President Bush announced the attack in a four-minute television speech to the nation. “On my order, coalition forces have begun striking selected targets of military importance to undermine Saddam Hussein’s ability to wage war,” he said. “These are the opening stages of what will be a broad and concerted campaign.”

Minutes before the speech, an internal television monitor showed the president pumping his fist. “Feels good,” he said.

I’ve earlier noted how common adjusted sociopaths are in positions of authority? One staggeringly universal developmental pathology of sociopaths is that during childhood or adolescence (when they are not strong enough to torture other people), they apprentice with an unusual degree of animal torture. What was George Bush’s childhood like? How does he feel about killing?

As a kid [he] put firecrackers in frogs and threw them into the air to watch them explode. He cracked himself up in an interview with Talk magazine by mocking a woman on death row whose cries for mercy he scorned, screwing up his face and saying, “Please don’t kill me!” in an impersonation of the deceased.

He presided over more executions as governor of Texas than any governor since capital punishment was legalized. His own people said he never spent more than 15 minutes deliberating over whether to sign the order to kill. This included at least one case in which the public defender slept during the trial, and many other cases in which the court-appointed lawyers obviously just took the money and ran, leaving their clients to the mercy of a vicious and corrupt system.

This is a man who enjoys killing. He is totally in his element when it comes to killing. Everyone is different. This is the way he is.

3 Responses

  1. Anonymous says:

    Speaking of pathology of sociopaths…

    Amnesty International: 1 in 4 Irish are Mentall Ill

    “Although one in four Irish people are affected by mental ill health, and although Ireland has ratified a UN covenant recognising ‘the right of everyone to the enjoyment of the highest attainable standard of… mental health,’ the state of mental health care in Ireland today is shameful,’ said Sean Love, Director of Amnesty International’s Irish Section.

  2. Evil Nose says:

    Actually, I think the statistics generally accepted are that one in four people everywhere are considered to experience some form of mental illness during their lifetime, not just the Irish.

    There was a comedian a few years back who even quoted this in her routine. “Think of your three best friends. If they’re ok, than it’s you.”

  3. mike says:

    Good point! What percentage of mental illness does Rogewr consider normative within a societal group?
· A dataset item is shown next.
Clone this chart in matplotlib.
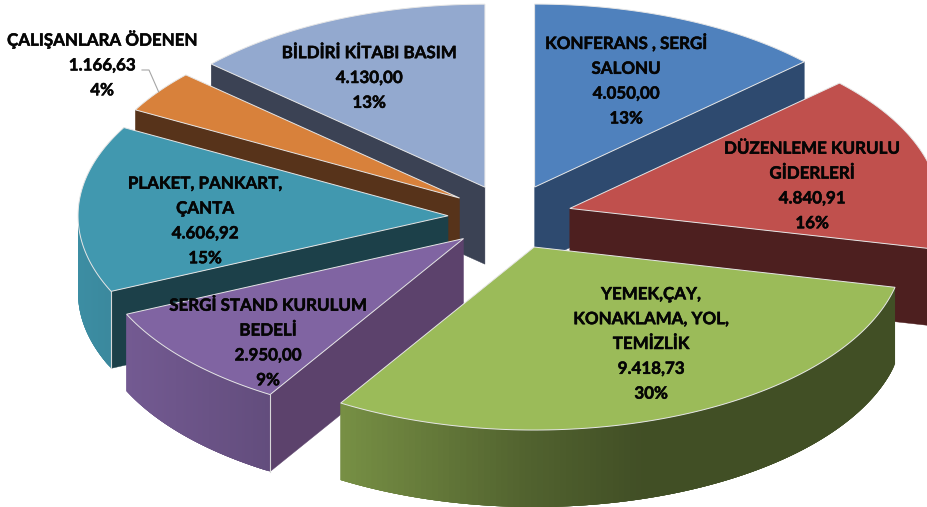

    Perspectives on infant mental health from Israel: The case of changes in collective sleeping on the kibbutz
    http://psy.hevra.haifa.ac.il/~childdev/perspectives_on_infant_mental_he.htm
    Collective sleeping of infants and young children on the Israeli kibbutz, which involved separations between young children and their parents at bed time as well as unavailability of parents during the night, has been in practice for many decades until the recent past. Collective sleeping departed markedly from sleeping arrangements common in most cultures and violated well-accepted child rearing norms. This paper reviews research that points to collective sleeping of infants and young children as a risk factor in terms of the security of their attachments to their mothers and the intergenerational transmission of attachment. The broader infant mental health implications of the communal sleeping “story” are discussed, with a special emphasis on cultural “blind spots” regarding practices concerning infants, the central place of attachment-related protection and survival themes in the recent abandonment of collective sleeping, and implications for research.